The Big, Fun Kids Cookbook. By Food Network Magazine. Hearst
Home Kids. $19.99.
There is nothing new about cookbooks aimed
at kids, and nothing new about creating a cookbook with sections called
“Breakfast,” “Lunch,” “Snacks,” “Dinner” and “Dessert.” Nor is there anything
new about illustrating a cookbook for young people with photos of young people
amusingly dressed as foods – as well as with scrumptious-looking pictures of
the completed recipes. But it would be a big mistake to think that The Big, Fun Kids Cookbook from Food
Network Magazine simply duplicates material that others have presented in the
past – because this brightly colored, spiral-bound, well-thought-out book adds
some new wrinkles to the young-people’s-cookbook genre and irons out some of
the old ones.
One of the new things here is that almost
every page includes either a “Tip” relating to the recipe or a “Did You Know?”

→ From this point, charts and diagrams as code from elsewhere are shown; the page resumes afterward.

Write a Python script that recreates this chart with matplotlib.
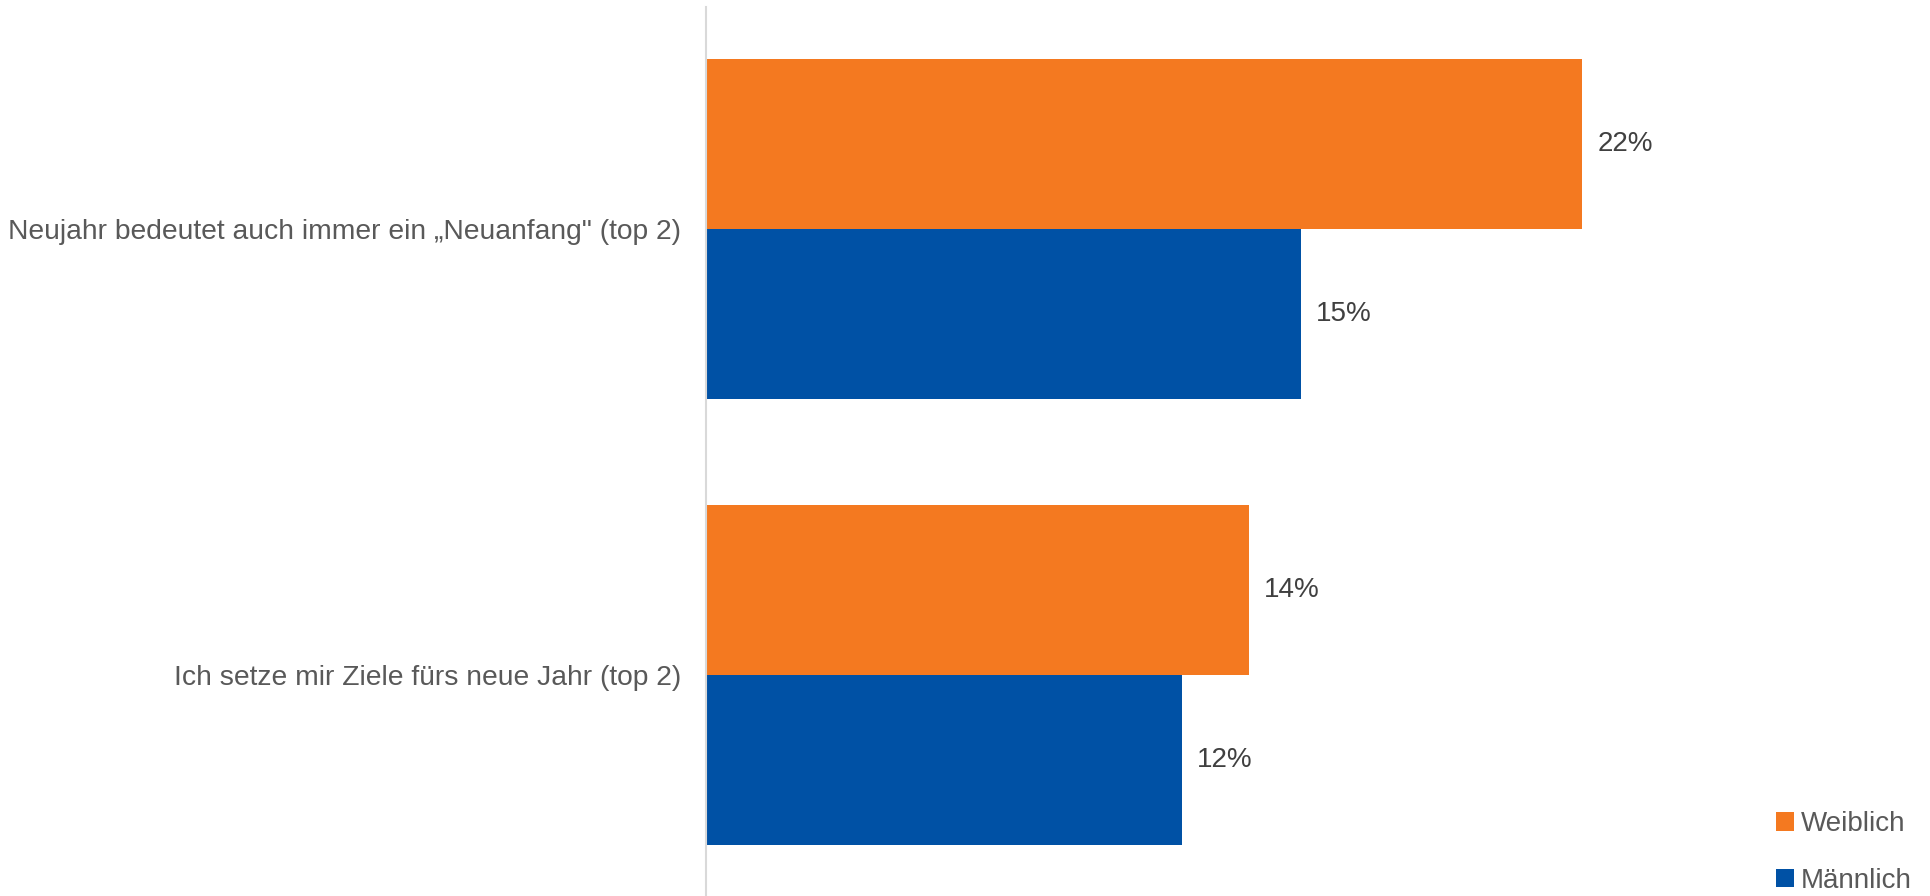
import matplotlib.pyplot as plt
import numpy as np

categories = ["Neujahr bedeutet auch immer ein \u201eNeuanfang\" (top 2)",
              "Ich setze mir Ziele f\u00fcrs neue Jahr (top 2)"]
weiblich = [22.1, 13.7]
maennlich = [15, 12]
series_names = ["Weiblich", "M\u00e4nnlich"]

orange = "#F47920"
blue = "#0051A5"

plt.rcParams['font.family'] = ['Liberation Sans', 'DejaVu Sans']

fig = plt.figure(figsize=(19.31, 8.96), dpi=100)
ax = fig.add_axes([706 / 1931, 0, 1 - 706 / 1931, 889 / 896])

y = np.arange(len(categories))
h = 0.381
ax.barh(y - h / 2, weiblich, height=h, color=orange, label=series_names[0])
ax.barh(y + h / 2, maennlich, height=h, color=blue, label=series_names[1])

for yy, vals in [(y - h / 2, weiblich), (y + h / 2, maennlich)]:
    for yi, v in zip(yy, vals):
        ax.text(v + 0.38, yi, f"{round(v)}%", va="center", ha="left",
                fontsize=20, color="#404040")

ax.set_xlim(0, 30.9)
ax.set_ylim(1.496, -0.498)
ax.set_yticks(y)
ax.set_yticklabels(categories, fontsize=20.3, color="#595959")
ax.tick_params(axis="y", length=0, pad=18)
ax.set_xticks([])
for s in ["top", "right", "bottom"]:
    ax.spines[s].set_visible(False)
ax.spines["left"].set_color("#D9D9D9")
ax.spines["left"].set_linewidth(1.5)

fig.legend(loc="lower right", bbox_to_anchor=(1.0, -0.019), frameon=False,
           fontsize=20, handlelength=0.65, handleheight=0.65, handletextpad=0.25,
           labelspacing=1.1, borderaxespad=0.3, labelcolor="#595959")

fig.savefig("out.png", dpi=100)
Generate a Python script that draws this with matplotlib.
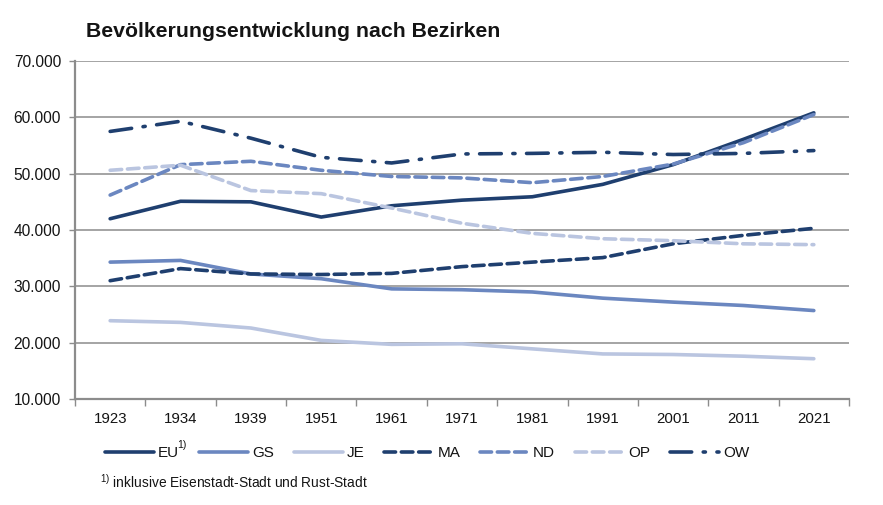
import matplotlib
matplotlib.use("Agg")
import matplotlib.pyplot as plt
from matplotlib.ticker import FuncFormatter, MultipleLocator

plt.rcParams['font.family'] = ['Liberation Sans', 'DejaVu Sans']
plt.rcParams['mathtext.fontset'] = 'custom'
plt.rcParams['mathtext.rm'] = 'Liberation Sans'
plt.rcParams['mathtext.it'] = 'Liberation Sans'

years = ["1923", "1934", "1939", "1951", "1961", "1971", "1981", "1991", "2001", "2011", "2021"]

EU = [42000, 45100, 45000, 42300, 44300, 45300, 45900, 48100, 51600, 56100, 60800]
GS = [34300, 34600, 32200, 31350, 29550, 29400, 29000, 27900, 27200, 26600, 25700]
JE = [23900, 23600, 22600, 20400, 19700, 19800, 18900, 18000, 17900, 17600, 17150]
MA = [31000, 33150, 32200, 32100, 32300, 33500, 34300, 35100, 37550, 39050, 40300]
ND = [46200, 51600, 52200, 50600, 49500, 49250, 48400, 49500, 51700, 55500, 60500]
OP = [50600, 51500, 47000, 46450, 43900, 41200, 39400, 38450, 38100, 37550, 37400]
OW = [57500, 59300, 56300, 52900, 51900, 53500, 53600, 53800, 53400, 53600, 54100]

DARK = '#1F3F6F'
MID = '#6B87C0'
LIGHT = '#BAC5E0'
GRID = '#8C8C8C'
TXT = '#141414'

series = [
    ("EU", EU, DARK, '-'),
    ("GS", GS, MID, '-'),
    ("JE", JE, LIGHT, '-'),
    ("MA", MA, DARK, (0, (3.2, 1.6))),
    ("ND", ND, MID, (0, (3.2, 1.6))),
    ("OP", OP, LIGHT, (0, (3.2, 1.6))),
    ("OW", OW, DARK, (0, (6, 3.2, 0.6, 3.2))),
]

fig = plt.figure(figsize=(8.83, 5.05), dpi=100)
ax = fig.add_axes([0.0849, 0.2099, 0.8766, 0.6693])

x = list(range(len(years)))
handles = []
for name, vals, col, ls in series:
    ln, = ax.plot(x, vals, color=col, lw=2.6, linestyle=ls,
                  solid_capstyle='round', dash_capstyle='round', label=name, zorder=3)
    handles.append(ln)

ax.set_xlim(-0.5, len(years) - 0.5)
ax.set_ylim(10000, 70000)
ax.yaxis.set_major_locator(MultipleLocator(10000))
ax.yaxis.set_major_formatter(FuncFormatter(lambda v, p: f"{int(v):,}".replace(",", ".")))
ax.set_xticks(x)
ax.set_xticklabels(years)
ax.set_xticks([i - 0.5 for i in range(len(years) + 1)], minor=True)
ax.tick_params(axis='x', which='major', length=0, pad=9, labelsize=10.8, colors=TXT)
ax.tick_params(axis='x', which='minor', length=5, width=1, color=GRID, direction='out')
ax.tick_params(axis='y', which='major', length=4, width=1, color=GRID, labelsize=11.2,
               labelcolor=TXT, pad=6)

ax.grid(axis='y', color=GRID, lw=1.1, zorder=0)
ax.set_axisbelow(True)
for s in ['top', 'right']:
    ax.spines[s].set_visible(False)
for s in ['left', 'bottom']:
    ax.spines[s].set_color(GRID)
    ax.spines[s].set_linewidth(1.6)

fig.text(0.0974, 0.926, "Bevölkerungsentwicklung nach Bezirken", fontsize=15.35,
         fontweight='bold', color=TXT, va='baseline', ha='left')

leg = fig.legend(handles=handles, loc='center left', bbox_to_anchor=(0.119, 0.102),
                 ncol=7, frameon=False, fontsize=11, handlelength=3.2,
                 columnspacing=1.3, handletextpad=0.27, borderaxespad=0, borderpad=0)
for t in leg.get_texts():
    t.set_color(TXT)

# superscript footnote marker after "EU" in the legend
fig.canvas.draw()
eu_bb = leg.get_texts()[0].get_window_extent()
fx, fy = fig.transFigure.inverted().transform((eu_bb.x1 - 2, eu_bb.y1 + 1))
fig.text(fx, fy, "1)", fontsize=7.5, color=TXT, va='center', ha='left')

fig.text(0.113, 0.046, "$^{1)}$ inklusive Eisenstadt-Stadt und Rust-Stadt", fontsize=9.9,
         color=TXT, va='center', ha='left')

fig.savefig("out.png", dpi=100, facecolor='white')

box that turns the cookbook into a mini-treasure trove of tasty trivia. Samples
of the latter include: “There are 10,000 varieties of grapes in the world.” “It
takes 40 gallons of sap to make just one gallon of [maple] syrup!” “Most
[pineapples] come from Costa Rica.” “Pizza is the most popular food on
Instagram. Users post an average of 190,000 #pizza posts every day!” That last
“DYK” can serve as a reminder that there are plenty of recipes of all sorts to
be found online – but it also shows the limits of online food searches, which require
direction: you need to know what you want to make in order to find a way (or
190,000 ways) to make it. The Big, Fun
Kids Cookbook instead provides a whole slew of delicious options, and the
recipes really are kid-friendly: they are not overly simplistic, and a few may
even be somewhat challenging for first-time cooks and bakers, but they are easy
to follow, well-structured as to ingredients needed and processes to be
followed, and really do come out looking a lot like the book’s photos. Not even
cookbooks for adults always manage that
feat.
The specific recipes have a kid-friendly
edge to them, too. “Doughnut Egg-in-a-Hole” is simply a doughnut with an egg
cooked in the middle, complete with a helpful “Tip” to “use a round cookie
cutter or a small drinking glass to cut a bigger hole” if necessary. “Chinese
Meatball Sliders,” one of the recipes calling for less-than-familiar
ingredients, are a tasty combination of pork, panko, hoisin sauce, rice
vinegar, peeled fresh ginger and more – with a “Tip” on how to peel the ginger
more easily. “Ice Cream Wafflewich” simply melds toasted frozen waffles with
ice cream and includes a “DYK” explaining that the first ice cream sandwiches
“were sold from a pushcart in New York City in 1899” for a couple of cents
apiece. As for snacks, they range from the expected (baked mozzarella sticks)
to the unexpected (caramelized mango, sweet strawberry popcorn), and even
include variations on “Ants on a Log” – the original adds peanut butter and
raisins to celery sticks, but The Big,
Fun Kids Cookbook creates toppings such as hummus plus Goldfish pretzels,
or pimiento cheese plus bacon.
The variations on the familiar are only
part of the enjoyment here. Kids paging through the book will unexpectedly come
across periodic “pop quiz” pages with titles such as “Name That Cereal!”
(pictures of 15 cereals to be matched to their names) and “Lunch-Box Close-Ups”
(highly magnified foods to be identified). But these are not the most
distinctive element of the book: that would be a section that is not included in typical cookbooks for
kids (or adults) called “Fake-Out Cakes.” This has 10 marvelous recipes for
cakes that look so much like non-cake foods that you have to see them to
believe them: “Ice Cream Steak and Fries,” “Candy Bar Cake,” “Cheeseburger
Cake,” “Mac and Cheese Cake,” and half a dozen more. These are not the easiest
recipes in the book – the section, appropriately, appears toward the end – but
they provide some of the greatest feeling of accomplishment, even if young
cooks’ creations are not quite as perfect as the photos shown.
Every recipe in The Big, Fun Kids Cookbook starts with timing-and-servings information: “active” (preparation time), “total” (start-to-finish time), and “serves” (number of portions). This makes it easy to decide which recipes to try under what circumstances, and also simplifies the task of making more or less of a particular food. The basics of what to do and how to do it are all there in The Big, Fun Kids Cookbook, and the attractive layout, bonus features (even a six-page coloring section at the very end), mixture of ordinary and unusual recipes, and factual tidbits make this offering a winner on all levels. Well, all but one: somebody should remind the Food Network Magazine personnel (or whatever people came up with this book’s title) that even though kids often use the word “fun” as an adjective, it is really a noun. However, this is not to discount the fact that The Big, Fun Kids Cookbook really is, well, fun.